De observaties van geneesheer Schick, 1852

More Info
expand_more

Abstract

Dit artikel gaat over het onderzoek dat de geneesheer en hygiënist Johannes Wilhelmus Schick (1818-1853) in 1852 deed naar de slachtoffers van de cholera-epidemie van 1849 in Den Haag. De toestand in Den Haag van de afgelopen vijf jaar is vergelijkbaar met die van de periode 1830-1870. Door migratie, woningsplitsing en verkamering vond er de afgelopen jaren een forse verdichting van de stad plaats. Appartementen werden op grote schaal opgekocht en doorverhuurd voor woekerhuren aan nieuwkomers in de stad en op de woningmarkt zonder dat er betaalbaar nieuw werd bijgebouwd.
Ook na de Franse Tijd was er sprake van forse groei van de bevolking en verdichting. Vooral migranten uit de provinciën, Duistland en Zuidelijke Nederlanden. Vervallen herenhuizen werden provisorisch gesplitst in kleine eenheden en binnenterreinen haastig volgebouwd met éénkamerwoningen.
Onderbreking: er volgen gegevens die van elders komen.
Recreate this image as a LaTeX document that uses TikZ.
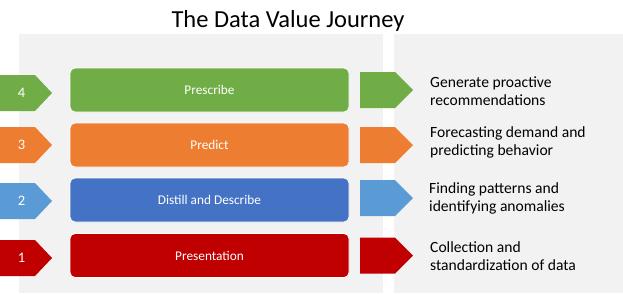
\documentclass[tikz,border=0pt]{standalone}
\usepackage{fontspec}
\setmainfont{Carlito}
\definecolor{cgreen}{HTML}{70AD47}
\definecolor{corange}{HTML}{ED7D31}
\definecolor{cblue}{HTML}{4472C4}
\definecolor{clblue}{HTML}{5B9BD5}
\definecolor{cred}{HTML}{C00000}
\definecolor{cgray}{HTML}{F2F2F2}
\begin{document}
\begin{tikzpicture}[x=1pt,y=-1pt,
  panel/.style={fill=cgray},
  bar/.style={rounded corners=5pt, draw=white, line width=0.8pt, minimum width=279pt, minimum height=44pt, inner sep=0pt,
    text=white, font=\fontsize{13.3}{15}\selectfont},
  numtext/.style={text=white, font=\fontsize{14.5}{16}\selectfont, inner sep=0pt},
  desc/.style={anchor=west, align=left, inner sep=0pt, font=\fontsize{15.6}{18}\selectfont}]
\useasboundingbox (0,0) rectangle (623,293);
\fill[white] (0,0) rectangle (623,293);
% panels
\path[panel] (19,34) rectangle (383,293);
\path[panel] (394,34) rectangle (623,293);
% title
\node[font=\fontsize{24.5}{27}\selectfont, inner sep=0pt] (title) at (288,21) {The Data Value Journey};
% left number pentagons
\foreach \c/\y/\n/\lab in {cgreen/93/4/n4, corange/145/3/n3, clblue/201/2/n2, cred/258/1/n1}{
  \fill[\c] (-5,\y-18) -- (35,\y-18) -- (52,\y) -- (35,\y+18) -- (-5,\y+18) -- cycle;
  \node[numtext] (\lab) at (21.5,\y) {\n};
}
% bars
\node[bar, fill=cgreen] (b4) at (209.5,90) {Prescribe};
\node[bar, fill=corange] (b3) at (209.5,145) {Predict};
\node[bar, fill=cblue] (b2) at (209.5,200) {Distill and Describe};
\node[bar, fill=cred] (b1) at (209.5,255.5) {Presentation};
% right pentagons
\foreach \c/\y in {cgreen/90, corange/145, clblue/198, cred/255.5}{
  \fill[\c] (360,\y-18) -- (395,\y-18) -- (413,\y) -- (395,\y+18) -- (360,\y+18) -- cycle;
}
% descriptions
\node[desc] (d4) at (430,91) {Generate proactive\\recommendations};
\node[desc] (d3) at (430,142) {Forecasting demand and\\predicting behavior};
\node[desc] (d2) at (429,198) {Finding patterns and\\identifying anomalies};
\node[desc] (d1) at (430,256) {Collection and\\standardization of data};
\end{tikzpicture}
\end{document}
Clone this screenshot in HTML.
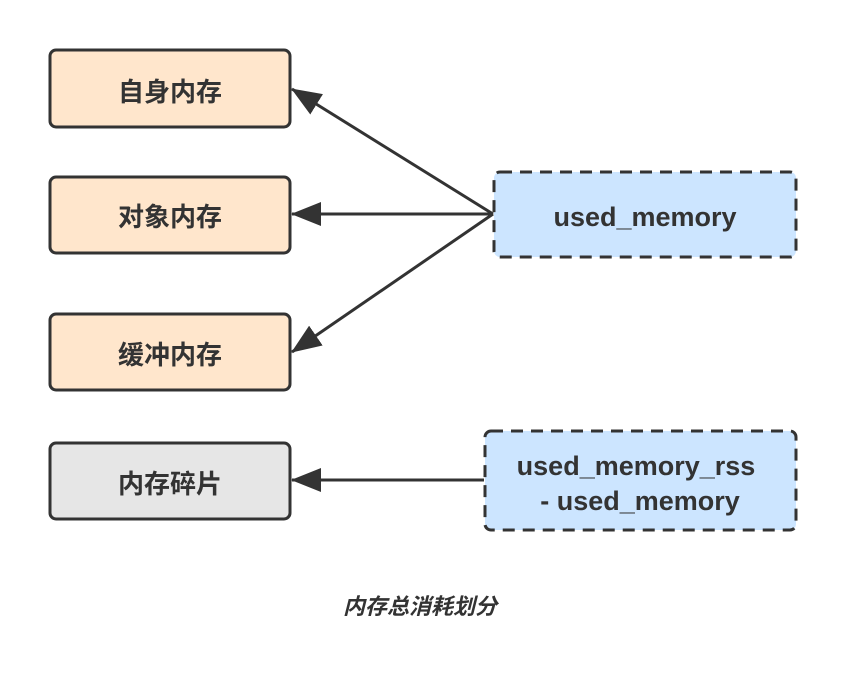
<!DOCTYPE html>
<html><head><meta charset="utf-8"><style>
html,body{margin:0;padding:0;background:#fff;width:846px;height:690px;overflow:hidden}
svg text{font-family:"Liberation Sans","Noto Sans CJK SC",sans-serif;font-weight:bold;fill:#333}
</style></head><body>
<svg width="846" height="690" xmlns="http://www.w3.org/2000/svg">
<defs><marker id="a" markerWidth="10" markerHeight="10" refX="9" refY="5" orient="auto" markerUnits="userSpaceOnUse" viewBox="0 0 10 10"><path d="M0,0 L10,5 L0,10 z" fill="#333"/></marker>
<marker id="b" markerWidth="30" markerHeight="24" refX="29" refY="12" orient="auto" markerUnits="userSpaceOnUse"><path d="M0,0 L30,12 L0,24 z" fill="#333"/></marker></defs>
<g stroke="#333" stroke-width="3">
<rect x="50" y="50" width="240" height="77" rx="6" fill="#ffe6cc"/>
<rect x="50" y="177" width="240" height="76" rx="6" fill="#ffe6cc"/>
<rect x="50" y="314" width="240" height="76" rx="6" fill="#ffe6cc"/>
<rect x="50" y="443" width="240" height="76" rx="6" fill="#e6e6e6"/>
<rect x="494" y="172" width="302" height="85" rx="6" fill="#cce5ff" stroke-dasharray="12 8"/>
<rect x="485" y="431" width="311" height="99" rx="6" fill="#cce5ff" stroke-dasharray="12 8"/>
<line x1="493" y1="214" x2="292" y2="89" marker-end="url(#b)"/>
<line x1="493" y1="214" x2="292" y2="214" marker-end="url(#b)"/>
<line x1="493" y1="214" x2="292" y2="352" marker-end="url(#b)"/>
<line x1="484" y1="480" x2="292" y2="480" marker-end="url(#b)"/>
</g>
<g font-size="26" text-anchor="middle">
<text x="170" y="101">自身内存</text>
<text x="170" y="226">对象内存</text>
<text x="170" y="364">缓冲内存</text>
<text x="170" y="493">内存碎片</text>
<text x="645" y="226" font-size="27">used_memory</text>
<text x="636" y="475" font-size="27">used_memory_rss</text>
<text x="640" y="510" font-size="27">- used_memory</text>
<text x="420" y="614" font-size="22" font-style="italic">内存总消耗划分</text>
</g>
</svg>
</body></html>
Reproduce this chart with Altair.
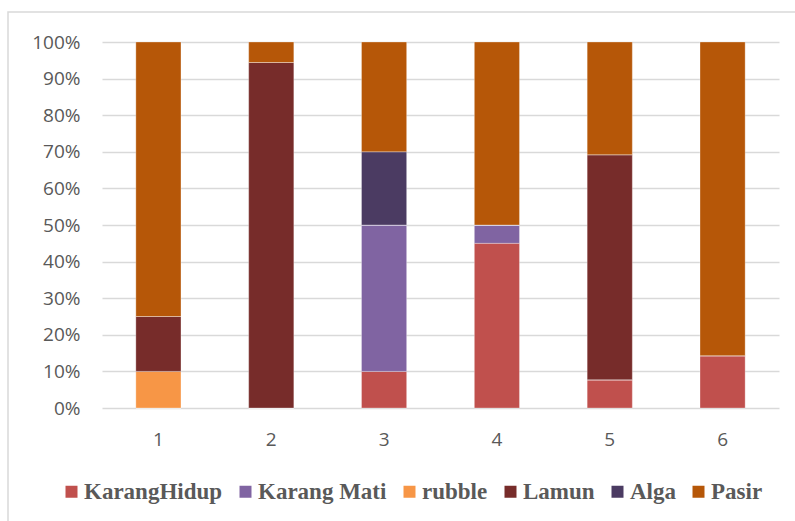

Deze nieuwkomers toen werden het hardst getroffen door epidemieën zoals cholera en typus, net zoals de nieuwkomers van nu getroffen worden door COVID-19. Stadsbestuurders van nu staan voor dezelfde uitdagingen als rond 1850 toen verdichting en hygiëne binnen de bestaande stad tot erbarmelijk toestanden leidde met zieken zoals cholera en tyfus. De relevantie van dit onderzoek is de vergelijkbaarheid van de toestand in de stad van toen met nu.